CIVIL PROCEDURE: DISTINCTION BETWEEN MOTIONS FOR REHEARING AND MOTIONS FOR RECONSIDERATION: MOTIONS FOR REHEARING ARE TAKEN FROM FINAL ORDERS AND MUST BE FILED WITHIN FIFTEEN DAYS: MOTIONS FOR RECONSIDERATION ARE TAKEN FROM NONFINAL ORDERS AND MUST BE FILED BEFORE ENTRY OF FINAL JUDGMENT: NOMENCLATURE IS NOT CONTROLLING: ORDER MODIFYING MAGISTRATE’S REPORT WAS NONFINAL: AS A RESULT, MOTION FOR RECONSIDERATION WAS TIMELY, AND TRIAL COURT POSSESSED JURISDICTION TO ENTER SUA SPONTE ORDER VACATING DENIAL OF MOTION FOR RECONSIDERATION; APPEALS: CERTIORARI: MANDAMUS

Seigler v. Bell, ___ So. 3d ___, 39 Fla. L. Weekly D2012 (Fla. 5th DCA September 19, 2014)

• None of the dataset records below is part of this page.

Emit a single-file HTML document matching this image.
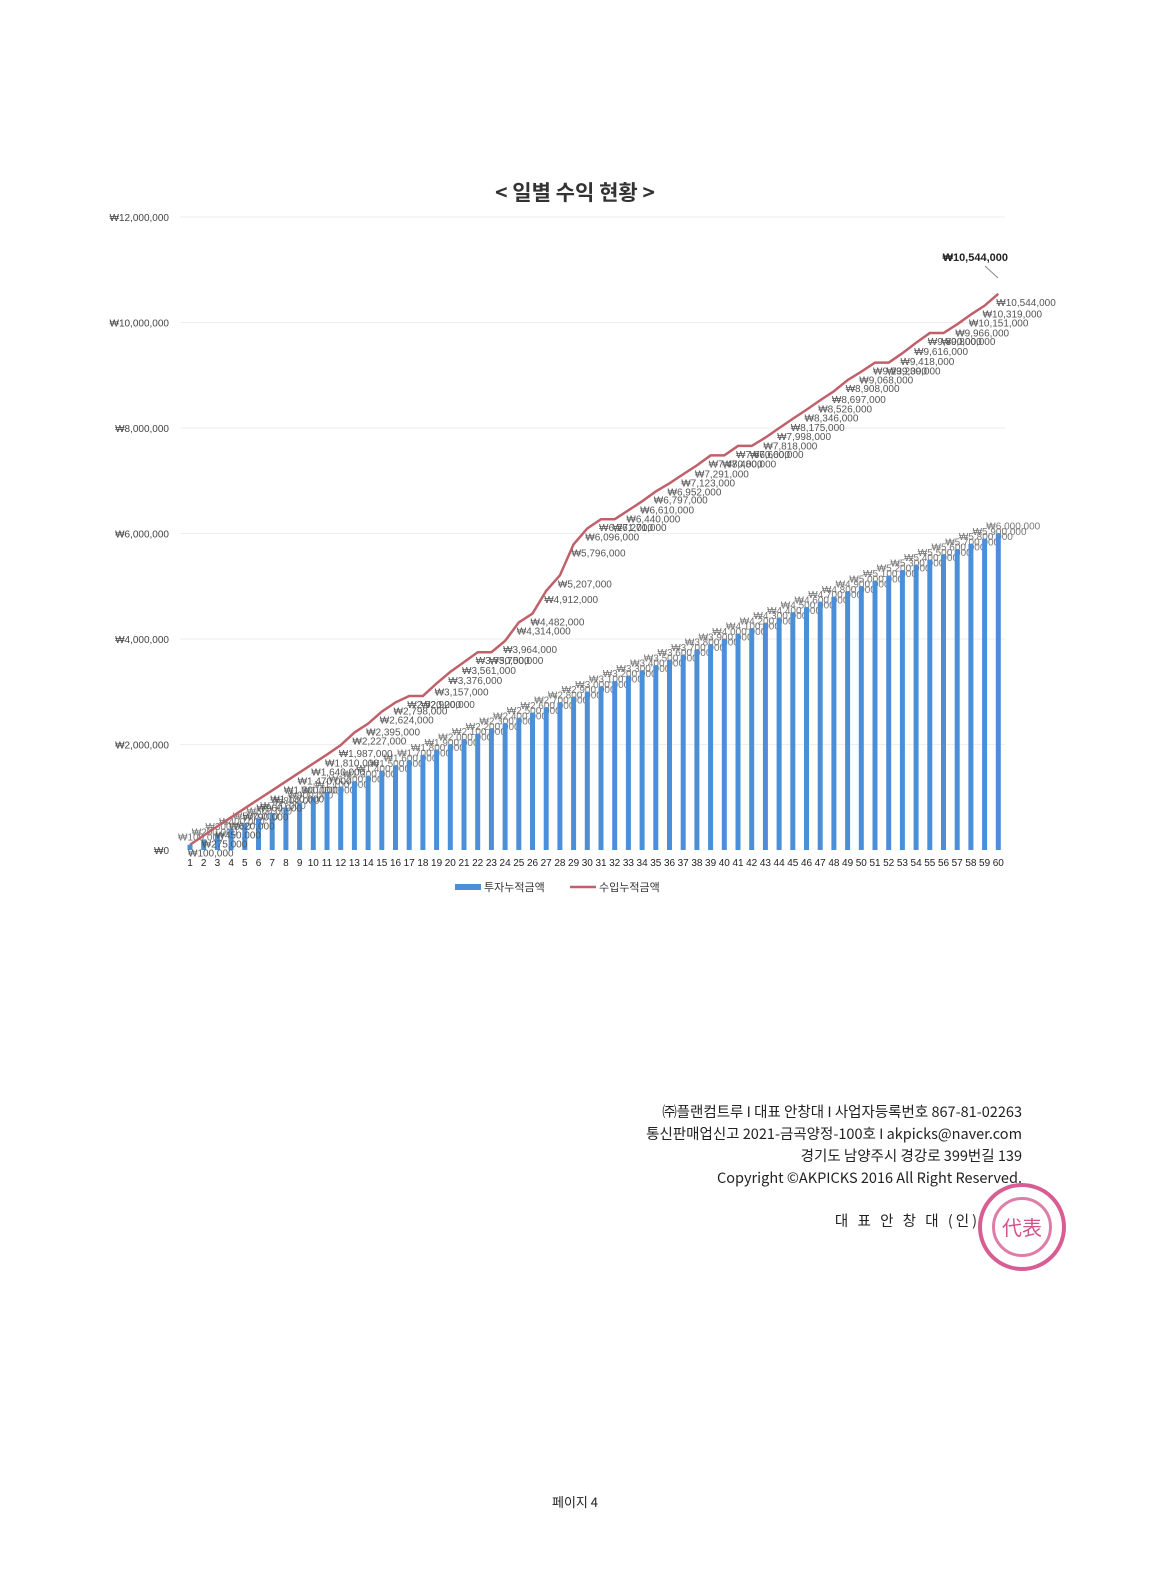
<!DOCTYPE html>
<html><head><meta charset="utf-8">
<style>
html,body{margin:0;padding:0;background:#fff;}
body{width:1150px;height:1577px;position:relative;overflow:hidden;font-family:"Liberation Sans","Noto Sans CJK KR",sans-serif;}
svg{position:absolute;left:0;top:0;}
.f{position:absolute;right:128px;text-align:right;font-size:14.5px;color:#222;font-family:"Noto Sans CJK KR","Liberation Sans",sans-serif;}
</style></head><body>
<svg id="c" width="1150" height="1577" xmlns="http://www.w3.org/2000/svg"></svg>
<div class="f" style="top:1101px">㈜플랜컴트루 I 대표 안창대 I 사업자등록번호 867-81-02263</div>
<div class="f" style="top:1123px">통신판매업신고 2021-금곡양정-100호 I akpicks@naver.com</div>
<div class="f" style="top:1145px">경기도 남양주시 경강로 399번길 139</div>
<div class="f" style="top:1167px">Copyright ©AKPICKS 2016 All Right Reserved.</div>
<div class="f" style="top:1210px;right:170px;letter-spacing:3px">대 표 안 창 대 (인)</div>
<div style="position:absolute;left:978px;top:1183px;width:88px;height:88px;border-radius:50%;border:4px solid rgba(200,40,110,0.75);box-sizing:border-box;"></div>
<div style="position:absolute;left:992px;top:1197px;width:60px;height:60px;border-radius:50%;border:3px solid rgba(200,40,110,0.6);box-sizing:border-box;color:rgba(200,40,110,0.8);font-size:20px;text-align:center;line-height:54px;font-family:'Noto Sans CJK KR',sans-serif;">代表</div>
<div style="position:absolute;left:0;width:1150px;top:1492px;text-align:center;font-size:13px;color:#222;font-family:'Noto Sans CJK KR',sans-serif;">페이지 4</div>
<script>
var s=document.getElementById('c'),h='';
function X(n){return 190+(n-1)*13.7;}
function Y(v){return 850-v*52.75/1000;}
function F(v){return '₩'+(v>=1000?Math.floor(v/1000)+','+String(v%1000).padStart(3,'0'):v)+',000';}
h+='<text x="575" y="200" text-anchor="middle" font-size="21" font-weight="bold" fill="#333" font-family="Noto Sans CJK KR,sans-serif">&lt; 일별 수익 현황 &gt;</text>';
var yl=['₩0','₩2,000,000','₩4,000,000','₩6,000,000','₩8,000,000','₩10,000,000','₩12,000,000'];
for(var i=0;i<7;i++){var y=850-i*105.5;h+='<text x="169" y="'+(y+4)+'" text-anchor="end" font-size="10" fill="#444">'+yl[i]+'</text>';
 if(i>0)h+='<line x1="180" x2="1005" y1="'+y+'" y2="'+y+'" stroke="#eee" stroke-width="1"/>';}
var L=[100,275,450,620,790,960,1130,1300,1470,1640,1810,1987,2227,2395,2624,2798,2920,2920,3157,3376,3561,3750,3750,3964,4314,4482,4912,5207,5796,6096,6271,6271,6440,6610,6797,6952,7123,7291,7480,7480,7660,7660,7818,7998,8175,8346,8526,8697,8908,9068,9239,9239,9418,9616,9800,9800,9966,10151,10319,10544];
for(var n=1;n<=60;n++){var x=X(n),v=n*100,y=Y(v);
 h+='<rect x="'+(x-2.5)+'" y="'+y+'" width="5" height="'+(850-y)+'" fill="#4a8fd8"/>';
 h+='<text x="'+x+'" y="866" text-anchor="middle" font-size="10" fill="#222">'+n+'</text>';
 h+='<text x="'+(x-12)+'" y="'+(y-4)+'" font-size="10" fill="#777">'+F(v)+'</text>';}
var p='';for(var n=1;n<=60;n++){p+=(n==1?'M':'L')+X(n)+','+Y(L[n-1]);}
h+='<path d="'+p+'" fill="none" stroke="#c0606a" stroke-width="2.5"/>';
for(var n=1;n<=60;n++){var v=L[n-1];
 h+='<text x="'+(X(n)-2)+'" y="'+(Y(v)+12)+'" font-size="10" fill="#555">'+F(v)+'</text>';}
h+='<text x="1008" y="261" text-anchor="end" font-size="11" font-weight="bold" fill="#222">₩10,544,000</text>';
h+='<line x1="985" y1="266" x2="998" y2="278" stroke="#888"/>';
h+='<rect x="455" y="884" width="26" height="6" fill="#4a8fd8"/><text x="484" y="891" font-size="11" fill="#333" font-family="Noto Sans CJK KR,sans-serif">투자누적금액</text>';
h+='<line x1="570" y1="887" x2="596" y2="887" stroke="#c0606a" stroke-width="2.5"/><text x="599" y="891" font-size="11" fill="#333" font-family="Noto Sans CJK KR,sans-serif">수입누적금액</text>';
s.innerHTML=h;
</script>
</body></html>
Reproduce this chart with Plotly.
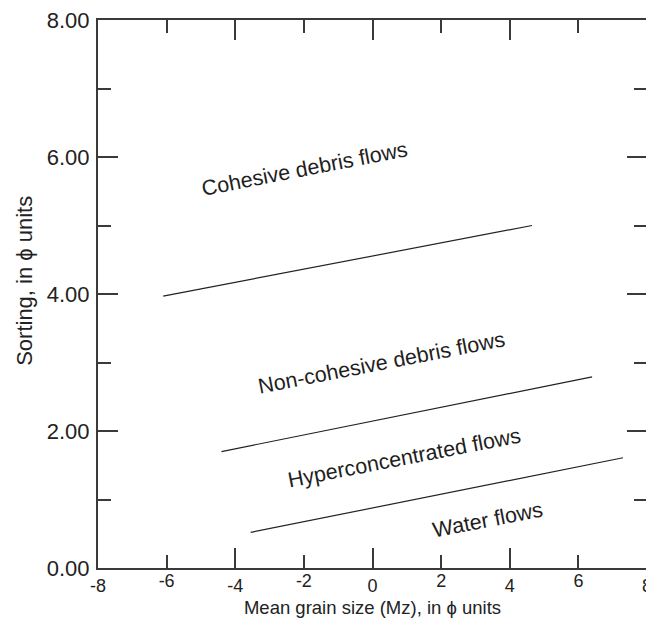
import plotly.graph_objects as go

# ---- data ----
x_major_ticks = [-8, -4, 0, 4, 8]
x_minor_ticks = [-6, -2, 2, 6]
y_major_ticks = [0, 2, 4, 6, 8]
y_minor_ticks = [1, 3, 5, 7]

cohesive_x = [-6.1, 4.65]
cohesive_y = [3.97, 5.0]
noncohesive_x = [-4.4, 6.4]
noncohesive_y = [1.70, 2.79]
hyper_x = [-3.55, 7.3]
hyper_y = [0.52, 1.61]

region_labels = ["Cohesive debris flows", "Non-cohesive debris flows",
                 "Hyperconcentrated flows", "Water flows"]
region_x = [-1.97, 0.25, 0.92, 3.37]
region_y = [5.82, 3.0, 1.61, 0.70]

x_title = "Mean grain size (Mz), in ϕ units"
y_title = "Sorting, in ϕ units"

FONT = "Liberation Sans, Arial, Helvetica, sans-serif"
AX = "#3a3a3a"
TXT = "#222222"

fig = go.Figure()
for xs, ys in [(cohesive_x, cohesive_y), (noncohesive_x, noncohesive_y), (hyper_x, hyper_y)]:
    fig.add_trace(go.Scatter(x=xs, y=ys, mode="lines",
                             line=dict(color="#222222", width=1.2),
                             showlegend=False, hoverinfo="skip"))
# invisible trace on overlay axis carrying the extra x labels
fig.add_trace(go.Scatter(x=x_minor_ticks, y=[None]*len(x_minor_ticks), xaxis="x2",
                         mode="markers", showlegend=False, hoverinfo="skip"))

for t, x, y in zip(region_labels, region_x, region_y):
    fig.add_annotation(x=x, y=y, text=t, showarrow=False, textangle=-11,
                       font=dict(family=FONT, size=21.5, color="#1e1e1e"))

# y-axis title (placed as rotated text to match the reference position)
fig.add_annotation(xref="paper", yref="paper", x=0, y=0.524, xshift=-73,
                   text=y_title, showarrow=False, textangle=-90,
                   xanchor="center", yanchor="middle",
                   font=dict(family=FONT, size=22, color=TXT))

fig.update_layout(
    width=646, height=621,
    margin=dict(l=90, r=7, t=12, b=61),
    paper_bgcolor="white", plot_bgcolor="white",
    font=dict(family=FONT, color=TXT),
    xaxis=dict(range=[-8, 8], tickmode="array", tickvals=x_major_ticks,
               ticktext=[str(v) for v in x_major_ticks], automargin=False,
               ticklabeloverflow="allow",
               ticks="inside", ticklen=20, tickwidth=2, tickcolor=AX,
               minor=dict(tickmode="array", tickvals=x_minor_ticks, ticks="inside",
                          ticklen=13, tickwidth=2, tickcolor=AX),
               showline=True, linecolor=AX, linewidth=2, mirror="ticks",
               showgrid=False, zeroline=False,
               tickfont=dict(size=18, family=FONT, color=TXT),
               title=dict(text=x_title,
                          font=dict(size=18.5, family=FONT, color=TXT), standoff=6)),
    xaxis2=dict(range=[-8, 8], overlaying="x", side="bottom", matches="x",
                tickmode="array", tickvals=x_minor_ticks, automargin=False,
                ticklabeloverflow="allow",
                ticktext=[str(v) for v in x_minor_ticks],
                ticks="inside", ticklen=20, tickwidth=2, tickcolor="rgba(0,0,0,0)",
                showline=False, showgrid=False, zeroline=False,
                tickfont=dict(size=18, family=FONT, color=TXT)),
    yaxis=dict(range=[0, 8], tickmode="array", tickvals=y_major_ticks,
               ticktext=[f"{v:.2f}" for v in y_major_ticks], automargin=False,
               ticklabeloverflow="allow", ticklabelstandoff=2,
               ticks="inside", ticklen=20, tickwidth=2, tickcolor=AX,
               minor=dict(tickmode="array", tickvals=y_minor_ticks, ticks="inside",
                          ticklen=13, tickwidth=2, tickcolor=AX),
               showline=True, linecolor=AX, linewidth=2, mirror="ticks",
               showgrid=False, zeroline=False,
               tickfont=dict(size=22, family=FONT, color=TXT)),
)

fig.write_html("out.html")
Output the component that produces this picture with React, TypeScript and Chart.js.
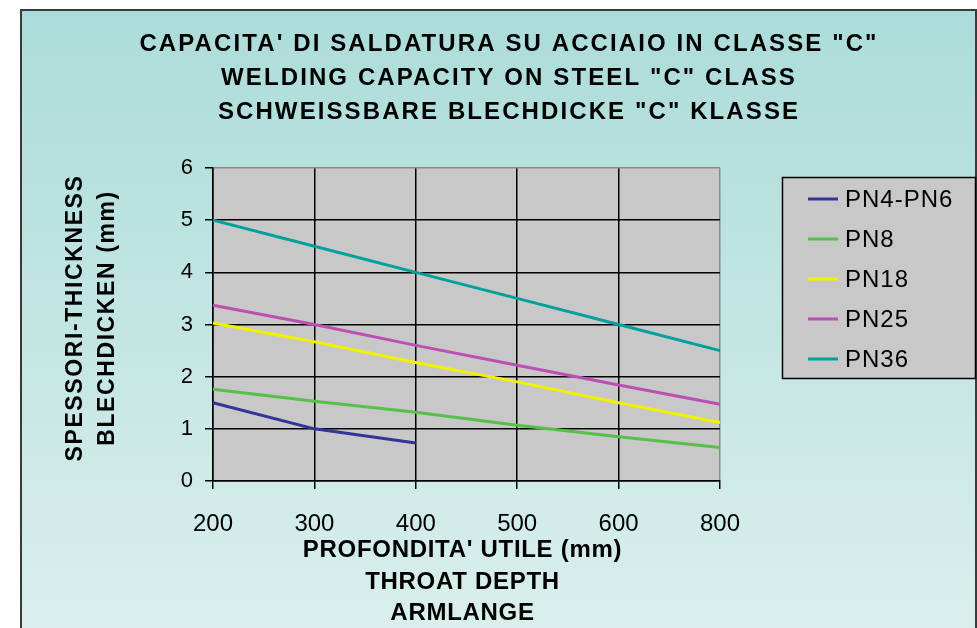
import React, { useEffect, useRef } from 'react';
import { Chart, registerables } from 'chart.js';

Chart.register(...registerables);

// ---- data ----
const categories = ['200', '300', '400', '500', '600', '800'];
const seriesNames = ['PN4-PN6', 'PN8', 'PN18', 'PN25', 'PN36'];
const pn4pn6 = [1.5, 1.0, 0.73, null, null, null];
const pn8 = [1.76, 1.53, 1.32, 1.07, 0.85, 0.64];
const pn18 = [3.03, 2.67, 2.27, 1.9, 1.5, 1.12];
const pn25 = [3.37, 3.0, 2.6, 2.22, 1.84, 1.47];
const pn36 = [5.0, 4.5, 4.0, 3.5, 3.0, 2.5];
const seriesColors = ['#333399', '#55c04a', '#f2f200', '#bb4fb4', '#00a09c'];
const yMin = 0;
const yMax = 6;
const yStep = 1;

const titleLines = [
  'CAPACITA\' DI SALDATURA SU ACCIAIO IN CLASSE "C"',
  'WELDING CAPACITY ON STEEL "C" CLASS',
  'SCHWEISSBARE BLECHDICKE "C" KLASSE',
];
const yTitleLines = ['SPESSORI-THICKNESS', 'BLECHDICKEN (mm)'];
const xTitleLines = ["PROFONDITA' UTILE (mm)", 'THROAT DEPTH', 'ARMLANGE'];

const FONT = '"Liberation Sans", Arial, sans-serif';

const decorPlugin = {
  id: 'decor',
  beforeDraw(chart: any) {
    const { ctx, width, height, chartArea } = chart;
    ctx.save();
    ctx.fillStyle = '#ffffff';
    ctx.fillRect(0, 0, width, height);
    const g = ctx.createLinearGradient(0, 9, 0, height);
    g.addColorStop(0, '#abdcd9');
    g.addColorStop(1, '#daefec');
    ctx.fillStyle = g;
    ctx.fillRect(20, 9, width - 20, height - 9);
    ctx.strokeStyle = '#3a3a3a';
    ctx.lineWidth = 2;
    ctx.strokeRect(21, 10, width - 22, height + 10);
    // plot area
    ctx.fillStyle = '#c8c8c8';
    ctx.fillRect(chartArea.left, chartArea.top, chartArea.right - chartArea.left, chartArea.bottom - chartArea.top);
    ctx.restore();
  },
  afterDraw(chart: any) {
    const { ctx, chartArea } = chart;
    ctx.save();
    ctx.fillStyle = '#000000';
    // main title
    ctx.font = `bold 24px ${FONT}`;
    (ctx as any).letterSpacing = '2.1px';
    ctx.textAlign = 'center';
    ctx.textBaseline = 'alphabetic';
    const titleBase = [51, 85, 119];
    titleLines.forEach((t, i) => ctx.fillText(t, 509, titleBase[i]));

    // y title (rotated)
    (ctx as any).letterSpacing = '1.6px';
    ctx.font = `bold 23px ${FONT}`;
    const yBase = [82, 114];
    yTitleLines.forEach((t, i) => {
      ctx.save();
      ctx.translate(yBase[i], 318);
      ctx.rotate(-Math.PI / 2);
      ctx.fillText(t, 0, 0);
      ctx.restore();
    });

    // x title
    (ctx as any).letterSpacing = '0.7px';
    ctx.font = `bold 24px ${FONT}`;
    const cx = (chartArea.left + chartArea.right) / 2 - 4;
    const xBase = [557, 589, 620];
    xTitleLines.forEach((t, i) => ctx.fillText(t, cx, xBase[i]));

    // legend
    const lx = 782, ly = 177, lw = 194, lh = 202;
    ctx.fillStyle = '#c8c8c8';
    ctx.fillRect(lx, ly, lw, lh);
    ctx.strokeStyle = '#000000';
    ctx.lineWidth = 1.5;
    ctx.strokeRect(lx + 0.5, ly + 0.5, lw - 1, lh - 1);
    (ctx as any).letterSpacing = '1px';
    ctx.font = `24px ${FONT}`;
    ctx.textAlign = 'left';
    ctx.textBaseline = 'middle';
    chart.data.datasets.forEach((ds: any, i: number) => {
      const y = 199 + i * 40;
      ctx.strokeStyle = ds.borderColor;
      ctx.lineWidth = 3;
      ctx.beginPath();
      ctx.moveTo(808, y);
      ctx.lineTo(838, y);
      ctx.stroke();
      ctx.fillStyle = '#000000';
      ctx.fillText(ds.label, 845, y + 1);
    });
    ctx.restore();
  },
};

export default function App() {
  const ref = useRef<HTMLCanvasElement | null>(null);
  useEffect(() => {
    if (!ref.current) return;
    const series = [pn4pn6, pn8, pn18, pn25, pn36];
    const chart = new Chart(ref.current, {
      type: 'line',
      data: {
        labels: categories,
        datasets: series.map((d, i) => ({
          label: seriesNames[i],
          data: d,
          borderColor: seriesColors[i],
          backgroundColor: seriesColors[i],
          borderWidth: 3,
          pointRadius: 0,
          tension: 0,
          spanGaps: false,
        })),
      },
      options: {
        animation: false,
        responsive: false,
        devicePixelRatio: 1,
        layout: { padding: { top: 168, right: 257, left: 0, bottom: 0 } },
        plugins: {
          legend: { display: false },
          title: { display: false },
          tooltip: { enabled: false },
        },
        scales: {
          x: {
            type: 'category',
            offset: false,
            afterFit: (s: any) => { s.height = 147; },
            grid: {
              offset: false,
              color: (c: any) => (c.index === categories.length - 1 ? '#8a8a8a' : '#000000'),
              tickColor: '#000000',
              lineWidth: 1.5,
              tickLength: 8,
            },
            border: { color: '#000000', width: 1.5 },
            ticks: {
              color: '#000000',
              font: { family: FONT, size: 24 },
              padding: 21,
              maxRotation: 0,
              autoSkip: false,
            },
          },
          y: {
            min: yMin,
            max: yMax,
            afterFit: (s: any) => { s.width = 213; },
            grid: {
              color: (c: any) => (c.tick && c.tick.value === yMax ? '#8a8a8a' : '#000000'),
              tickColor: '#000000',
              lineWidth: 1.5,
              tickLength: 8,
            },
            border: { color: '#000000', width: 1.5 },
            ticks: {
              stepSize: yStep,
              color: '#000000',
              font: { family: FONT, size: 22 },
              padding: 12,
            },
          },
        },
      },
      plugins: [decorPlugin],
    });
    return () => chart.destroy();
  }, []);
  return (
    <div style={{ position: 'absolute', left: 0, top: 0, width: 977, height: 628 }}>
      <canvas ref={ref} width={977} height={628} style={{ display: 'block', width: 977, height: 628 }} />
    </div>
  );
}
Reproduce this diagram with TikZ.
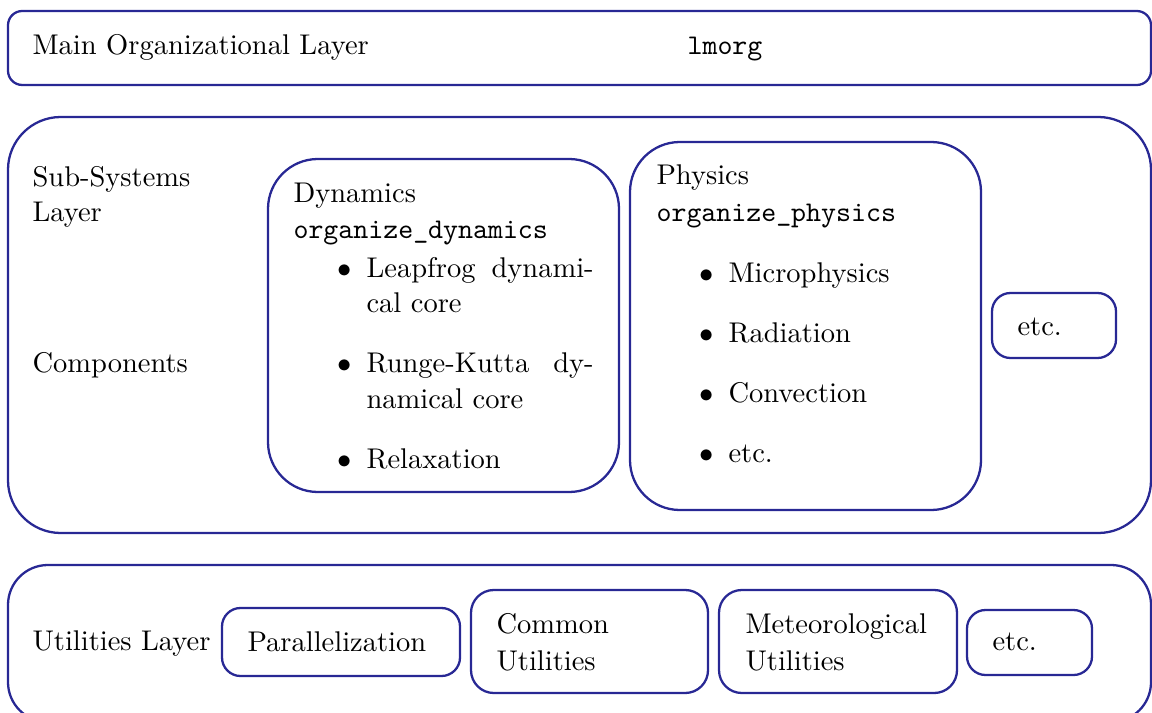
\documentclass[tikz,border=0pt]{standalone}
\definecolor{layerblue}{RGB}{40,40,148}
\tikzset{
  box/.style={draw=layerblue, line width=0.8pt},
  txt/.style={anchor=base west, inner sep=0pt},
  dot/.style={anchor=base east, inner sep=0pt}
}
% justified item line
\newcommand{\justline}[1]{\makebox[79.7pt][s]{#1}}

\begin{document}
\begin{tikzpicture}[x=0.3509pt, y=-0.3509pt]
    \useasboundingbox (0,0) rectangle (1152,712);
    \clip (0,0) rectangle (1152,712);

    % Main organizational layer
    \draw[box, rounded corners=5pt] (8,11) rectangle (1151,85);
    \node[txt] (mainlbl) at (32,55) {Main Organizational Layer};
    \node[txt] (lmorg) at (687,55) {\texttt{lmorg}};

    % Sub-systems layer
    \draw[box, rounded corners=18.5pt] (8,117) rectangle (1151,533);
    \node[txt] (sublbl) at (32,187) {Sub-Systems};
    \node[txt] (sublblb) at (32,221) {Layer};
    \node[txt] (complbl) at (32,372) {Components};

    % Dynamics
    \draw[box, rounded corners=17.5pt] (268,159) rectangle (619,492);
    \node[txt] (dyn) at (293,203) {Dynamics};
    \node[txt] (dynorg) at (293,238) {\texttt{organize\_dynamics}};
    \node[dot] (dynb1) at (352,277) {$\bullet$};
    \node[txt] (dyn1) at (366,277) {\justline{Leapfrog dynami-}};
    \node[txt] (dyn1b) at (366,312) {cal core};
    \node[dot] (dynb2) at (352,372) {$\bullet$};
    \node[txt] (dyn2) at (366,372) {\justline{Runge-Kutta dy-}};
    \node[txt] (dyn2b) at (366,408) {namical core};
    \node[dot] (dynb3) at (352,468) {$\bullet$};
    \node[txt] (dyn3) at (366,468) {Relaxation};

    % Physics
    \draw[box, rounded corners=17.5pt] (630,142) rectangle (981,510);
    \node[txt] (phys) at (656,185) {Physics};
    \node[txt] (physorg) at (656,222) {\texttt{organize\_physics}};
    \foreach \y/\t [count=\i] in {282/Microphysics, 342/Radiation, 402/Convection, 462/etc.} {
        \node[dot] (physb\i) at (714,\y) {$\bullet$};
        \node[txt] (phys\i) at (728,\y) {\t};
    }

    % other sub-systems
    \draw[box, rounded corners=6.5pt] (992,293) rectangle (1116,358);
    \node[txt] (subetc) at (1017,335) {etc.};

    % Utilities layer
    \draw[box, rounded corners=14pt] (8,565) rectangle (1151,722);
    \node[txt] (utillbl) at (32,650) {Utilities Layer};

    \draw[box, rounded corners=6.5pt] (222,608) rectangle (460,676);
    \node[txt] (para) at (247,651) {Parallelization};

    \draw[box, rounded corners=8pt] (471,590) rectangle (708,693);
    \node[txt] (common) at (496,633) {Common};
    \node[txt] (commonb) at (496,670) {Utilities};

    \draw[box, rounded corners=8pt] (719,590) rectangle (957,693);
    \node[txt] (meteo) at (745,633) {Meteorological};
    \node[txt] (meteob) at (745,670) {Utilities};

    \draw[box, rounded corners=6.5pt] (967,610) rectangle (1092,675);
    \node[txt] (utiletc) at (992,650) {etc.};
\end{tikzpicture}
\end{document}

Motions for rehearing are taken from final orders.  A motion for rehearing must be filed within fifteen days.  Motions for reconsideration are taken from nonfinal orders.  A motion for reconsideration may be filed at any time before final judgment is entered. Nomenclature is not controlling.  An order modifying a magistrate’s report, without reducing it to judgment, was not a final order.  As a result, a motion for rehearing or reconsideration from the order was actually a motion for reconsideration, and the fifteen day time limit for motions for rehearing was inapplicable, the motion was timely, and  the trial court was authorized, sua sponte, to vacate its order denying the motion for reconsideration.  The order was not reviewable by certiorari because it did not depart from the essential requirements of law or result in irreparable harm.  In addition, mandamus was unavailable because “the trial court had the authority to enter its sua sponte order.”